Why It’s Important To Cherish the Many Things in Life Above Politics | Eastern North Carolina Now

Publisher's Note: This post appears here courtesy of the John Locke Foundation. The author of this post is Jon Sanders.

    Joe Coletti's piece in Carolina Journal opens with an important point: "The undercounted cost of the COVID pandemic is in the lives lost to despair, addiction, suicide, and other illnesses." These are made worse by "the lack of human contact," either by personal choice or worse, by government orders.

    Coletti highlights the need for those of us on the side of free markets to remember there's more to life than market freedoms:

  • Ensuring free and competitive domestic markets is part of a package of protections ensuring broader freedoms — of thought, of action, and of association. These nonmarket freedoms are what make life worth living. Love and friendship, obligations and gifts, joy and pain all exist apart from markets and government, though they exist more where markets have more sway because government is more limited. Something we don't emphasize nearly enough is that we advocate for markets, liberty, and freedom because they are markers of a healthy society where people can live with dignity, meaning, and purpose. When young people do not have rich interactions with peers and adults, they get lost.

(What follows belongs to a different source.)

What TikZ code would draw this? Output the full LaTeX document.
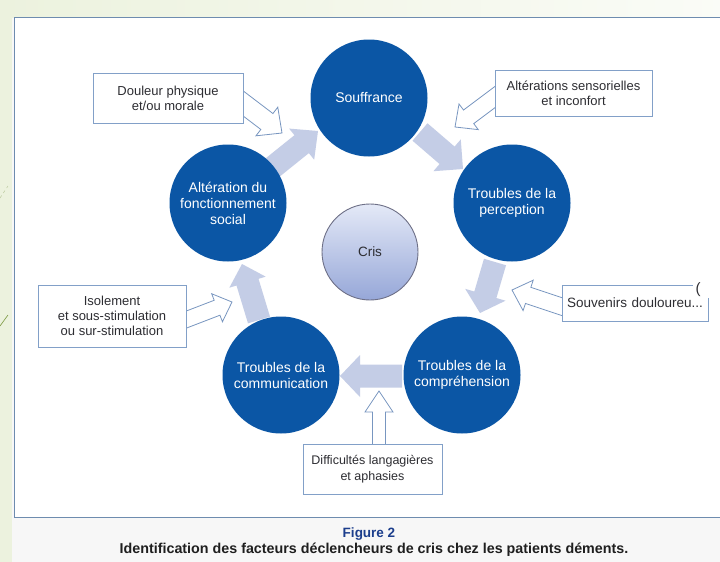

    I think we at JLF have done a good job in emphasizing the freedoms that "make life worth living." Our mission statement shows we know the reason we advocate individual liberty and limited, constitutional government is to yield "a better balance between the public sector and private institutions of family, faith, community, and enterprise."


Breaking bread together

    Especially because politics tends toward division, it's best to keep it a small part of life so that we can enjoy richer interactions with more people in our communities. Limited government that respects individual rights and freedoms necessarily keeps politics at a lower boil so that every election doesn't seem matters of life and death pitting good vs. evil.

    We should not only remember, but cherish the many things in life above politics:

  • As Paul wrote to the church at Philippi, "whatever is true, whatever is noble, whatever is right, whatever is pure, whatever is lovely, whatever is admirable — if anything is excellent or praiseworthy — think about such things." And there we find family, friends, food, music and the arts, sports, and so on, and yes, even politicians and political accomplishments, but none to the detriment of the rest.

    Breaking bread together with family and friends is one of the best things in life. Doing so at Thanksgiving, in the true spirit of communally expressing thanks to God, is even more beautiful and worth holding on to.